Don't look up, I would argue, is better advice for the rest of us.
Oftentimes when I have a big decision to make, I ride. Hop on my road bike and head someplace free of stoplights and intersections — which is hard to find in greater L.A. — so I can cruise without fear of becoming a hood ornament. Long and straight enough to get into that state of meditation where mind departs body, freed from human stain and able to see things clearly.
The L.A. River is good for this. But lately I've been liking La Tuna Canyon, starting just north of Burbank and ending atop Glendale. I shouldn't say I like it, though. I don't. I hate it.
It is an uphill battle every time — literally and figuratively — and one that I've won only once, the first time I rode it. Each time thereafter, I haven't been able to make it up the 5-mile slope without stopping to collapse from exhaustion and watch cyclists younger, older and more hearty than I, streaming past.
It starts easy enough, with a barely discernible grade, then a few uphill bursts followed by level stretches for relief and rejuvenation.
But higher up, the landscape changes. It always does. Things get steeper, and all you see ahead is hill and curve.
The last few times I've wondered why I haven't been able to make it up without stopping — besides the obvious fact that I am woefully out of shape. Why was I able to make it up the first time without stopping, but failed every time since?
I haven't been to church much lately. So occasionally I listen to a sermon on podcast while I ride. It's not exactly church, but the scenery is better. And on my last ride, the sermon was about the "Tree of Knowledge of Good and Evil," the one Adam and Eve so carelessly ate from sentencing the rest of us to a lifetime of serious yard work, shameful body imagery and labor pains.
The point of the sermon was very simple: there are just some things we are not meant to know, things that we are better off not knowing.
Too much knowledge leads to things like human cloning, Internet porn and Jar Jar Binks. There is a reason we don't need to know everything. It might kill us.
Each time I looked up La Tuna Canyon only to see how much farther I had to go, a part of me died. It made me want to turn around and head downhill, letting gravity and complacency take over. Again.
The first time I didn't know how hard it was going to be. I was sure that around the next bend things would get easier. And that was enough to get me there; not knowing what lay ahead. Ever since then, I know there are no rest stops until you reach the top. What lies beyond each bend is simply more trial, more struggle.

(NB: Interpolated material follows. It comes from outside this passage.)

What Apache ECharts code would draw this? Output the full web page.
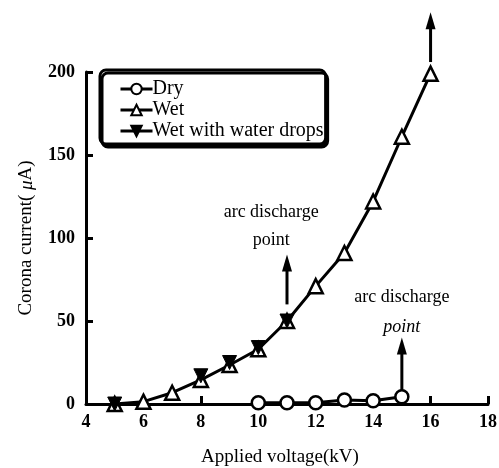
<!DOCTYPE html>
<html>
<head>
<meta charset="utf-8">
<script src="https://cdn.jsdelivr.net/npm/echarts@6/dist/echarts.min.js"></script>
<style>html,body{margin:0;padding:0;background:#fff;}#c{width:499px;height:468px;}</style>
</head>
<body>
<div id="c"></div>
<script>
const voltageDry = [10, 11, 12, 13, 14, 15];
const currentDry = [0.8, 0.8, 0.8, 2.4, 2, 4.4];
const voltageWet = [5, 6, 7, 8, 9, 10, 11, 12, 13, 14, 15, 16];
const currentWet = [0, 1.4, 6.8, 14.5, 23.5, 33, 50, 71, 91, 122, 161, 199];
const voltageDrops = [5, 8, 9, 10, 11];
const currentDrops = [0, 17, 25, 34, 50];
// arrows: [x, yStart, yEnd]
const arrows = [[11, 60, 90], [15, 8, 40], [16, 206, 236]];
// annotations: [text, x, y, italic]
const notes = [
  ['arc discharge', 10.45, 115.5, false],
  ['point', 10.45, 98.5, false],
  ['arc discharge', 15, 64, false],
  ['point', 15, 46.5, true]
];
const seriesNames = ['Dry', 'Wet', 'Wet with water drops'];

const FONT = 'Liberation Serif';
const zip = (xs, ys) => xs.map((x, i) => [x, ys[i]]);

const chart = echarts.init(document.getElementById('c'));
chart.setOption({
  animation: false,
  backgroundColor: '#fff',
  grid: { left: 86, right: 11, top: 72, bottom: 64, containLabel: false, outerBoundsMode: 'none' },
  legend: {
    orient: 'vertical',
    left: 100, top: 70,
    padding: [9, 2, 3, 19],
    itemWidth: 32, itemHeight: 13, itemGap: 1,
    borderColor: '#000', borderWidth: 3, borderRadius: 6,
    backgroundColor: '#fff',
    shadowColor: '#000', shadowBlur: 0, shadowOffsetX: 2, shadowOffsetY: 3,
    lineStyle: { width: 3, color: '#000', opacity: 1 },
    textStyle: { fontFamily: FONT, fontSize: 20, lineHeight: 17.5, color: '#000', padding: [0, 0, 0, -5] },
    data: [
      { name: seriesNames[0] },
      { name: seriesNames[1] },
      { name: seriesNames[2], lineStyle: { width: 3, color: '#000', opacity: 1 } }
    ]
  },
  xAxis: {
    type: 'value', min: 4, max: 18, interval: 2,
    name: 'Applied voltage(kV)', nameLocation: 'middle', nameGap: 44,
    nameTextStyle: { fontFamily: FONT, fontSize: 19, color: '#000', padding: [0, 14, 0, 0] },
    axisLine: { lineStyle: { color: '#000', width: 3 } },
    axisTick: { inside: true, length: 8, lineStyle: { color: '#000', width: 3 } },
    axisLabel: { fontFamily: FONT, fontSize: 18, fontWeight: 'bold', color: '#000', margin: 9 },
    splitLine: { show: false }
  },
  yAxis: {
    type: 'value', min: 0, max: 200, interval: 50,
    name: 'Corona current( {i|μ}A)', nameLocation: 'middle', nameGap: 50,
    nameTextStyle: { fontFamily: FONT, fontSize: 19, color: '#000',
      rich: { i: { fontFamily: FONT, fontSize: 19, fontStyle: 'italic', color: '#000' } } },
    axisLine: { show: true, lineStyle: { color: '#000', width: 3 } },
    axisTick: { inside: true, length: 7, lineStyle: { color: '#000', width: 3 } },
    axisLabel: { fontFamily: FONT, fontSize: 18, fontWeight: 'bold', color: '#000', margin: 11 },
    splitLine: { show: false }
  },
  series: [
    {
      name: seriesNames[0], type: 'line', data: zip(voltageDry, currentDry),
      symbol: 'circle', symbolSize: 13, showAllSymbol: true,
      lineStyle: { color: '#000', width: 3 },
      itemStyle: { color: '#fff', borderColor: '#000', borderWidth: 2.5 },
      z: 3
    },
    {
      name: seriesNames[1], type: 'line', data: zip(voltageWet, currentWet),
      symbol: 'triangle', symbolSize: 14, showAllSymbol: true, clip: false,
      lineStyle: { color: '#000', width: 3 },
      itemStyle: { color: '#fff', borderColor: '#000', borderWidth: 2.5 },
      z: 2,
      markPoint: {
        silent: true, symbol: 'circle', symbolSize: 0,
        itemStyle: { color: 'transparent' },
        data: notes.map(n => ({
          name: n[0], coord: [n[1], n[2]],
          label: { show: true, position: 'inside', formatter: '{b}',
            fontFamily: FONT, fontSize: 18, color: '#000',
            fontStyle: n[3] ? 'italic' : 'normal' }
        }))
      }
    },
    {
      name: seriesNames[2], type: 'line', data: zip(voltageDrops, currentDrops),
      symbol: 'triangle', symbolRotate: 180, symbolSize: 14, showAllSymbol: true,
      lineStyle: { width: 0, color: '#000' },
      itemStyle: { color: '#000', borderColor: '#000', borderWidth: 1 },
      z: 4
    },
    {
      name: 'arrows', type: 'custom', clip: false, silent: true, z: 5,
      data: arrows,
      renderItem: function (params, api) {
        const p1 = api.coord([api.value(0), api.value(1)]);
        const p2 = api.coord([api.value(0), api.value(2)]);
        const headLen = 17, headW = 5;
        return {
          type: 'group',
          children: [
            { type: 'line', shape: { x1: p1[0], y1: p1[1], x2: p2[0], y2: p2[1] + headLen - 2 },
              style: { stroke: '#000', lineWidth: 3 } },
            { type: 'polygon', shape: { points: [[p2[0], p2[1]], [p2[0] - headW, p2[1] + headLen], [p2[0] + headW, p2[1] + headLen]] },
              style: { fill: '#000' } }
          ]
        };
      }
    }
  ]
});
</script>
</body>
</html>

I keep telling myself, "Don't look up. You don't want to know what's ahead. Focus on your breathing, your movement. Don't look up."
Invariably, I look up.
And the end is no nearer in sight. Frustration and anger around each curve; more hill and no place to rest.
Let's get cliched. Life is a never-ending series of choices. Curves you can't see beyond on a long road from here to there.
And God — or what you might call the Universe, the Divine Mother, Nothingness, Darwin or Kermit the Frog — never makes my choices for me. Though that's what we wish for when we pray, blog, chant or gaze skyward with tear-filled eyes. God just gives lots of options to weigh and make the choice that much more difficult.
He gives me an annoying list of pros and cons before I hear him say, "Now, go make the decision for yourself."
So damned frustrating.
"But," he adds, "know that I will be with you either way. I know how hard sacrifice is. And I will not forsake you in yours."
A sentiment parents can relate to. And children of parents need to remember.
There's always relief when you reach the top; the feeling of achievement, pride and peace that comes with overcoming yourself and your environment.
All preparing you for the next hill.